DESCRIPTION OF THE TASK:
Gather from the material every line that contains the string "chart".

DATASET SECTION:
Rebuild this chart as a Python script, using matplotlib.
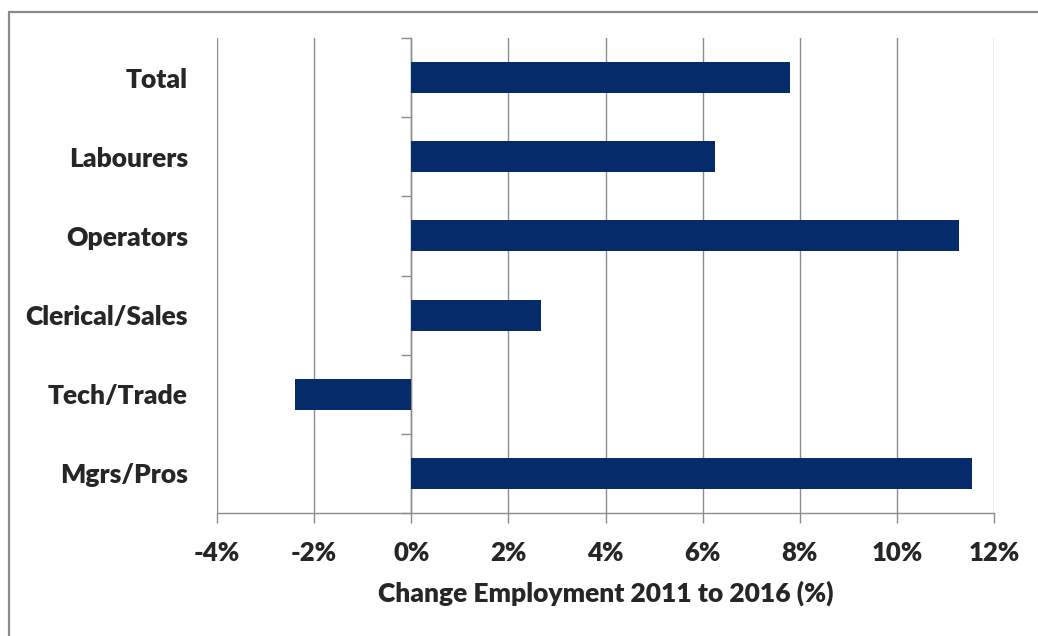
import matplotlib
matplotlib.use("Agg")
import matplotlib.pyplot as plt
from matplotlib.patches import Rectangle
from matplotlib.ticker import FuncFormatter, MultipleLocator

categories = ["Mgrs/Pros", "Tech/Trade", "Clerical/Sales", "Operators", "Labourers", "Total"]
change_pct = [11.54, -2.40, 2.67, 11.28, 6.26, 7.80]
x_ticks = [-4, -2, 0, 2, 4, 6, 8, 10, 12]

bar_color = "#062B6B"
grid_color = "#8C8C8C"
text_color = "#262626"

plt.rcParams["font.family"] = ["Lato", "DejaVu Sans"]
plt.rcParams["font.weight"] = "heavy"

fig = plt.figure(figsize=(10.38, 6.36), dpi=100)
fig.patch.set_facecolor("white")

# chart frame around the plot area
fig.add_artist(Rectangle((9 / 1038, -0.05), 1.2, 0.05 + 1 - 12 / 636,
                         transform=fig.transFigure, fill=False,
                         edgecolor="#8A8A8A", linewidth=1.6))

ax = fig.add_axes([217 / 1038, 1 - 513 / 636, (994 - 217) / 1038, (513 - 38) / 636])

ypos = list(range(len(categories)))
ax.barh(ypos, change_pct, height=0.39, color=bar_color, zorder=3)

ax.set_xlim(-4, 12)
ax.set_ylim(-0.5, len(categories) - 0.5)
ax.set_xticks(x_ticks)
ax.xaxis.set_major_formatter(FuncFormatter(lambda v, p: f"{v:.0f}%"))
ax.grid(axis="x", color=grid_color, linewidth=1.0, zorder=0)
ax.set_axisbelow(True)

for side in ["top", "right", "left"]:
    ax.spines[side].set_visible(False)
ax.spines["bottom"].set_color(grid_color)
ax.spines["bottom"].set_linewidth(1.0)
ax.tick_params(axis="x", length=7, width=1.0, color=grid_color, pad=13,
               labelsize=18.5, labelcolor=text_color)

ax.set_yticks(ypos)
ax.set_yticklabels(categories, fontweight="heavy")
ax.tick_params(axis="y", length=0, pad=21, labelsize=19, labelcolor=text_color)
for lbl in ax.get_xticklabels():
    lbl.set_fontweight("heavy")

ax.set_xlabel("Change Employment 2011 to 2016 (%)", fontsize=19,
              color=text_color, fontweight="heavy", labelpad=11)

# category axis crossing at 0% with boundary tick marks
zero_frac = (0 - (-4)) / (12 - (-4))
sec = ax.secondary_yaxis(zero_frac)
sec.spines["left"].set_color(grid_color)
sec.spines["left"].set_linewidth(1.0)
sec.yaxis.set_major_locator(MultipleLocator(1.0, offset=0.5))
sec.tick_params(axis="y", length=7, width=1.0, color=grid_color, labelleft=False)

fig.savefig("out.png", dpi=100, facecolor="white")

SOLUTION TO THIS TASK:
Rebuild this chart as a Python script, using matplotlib.
# chart frame around the plot area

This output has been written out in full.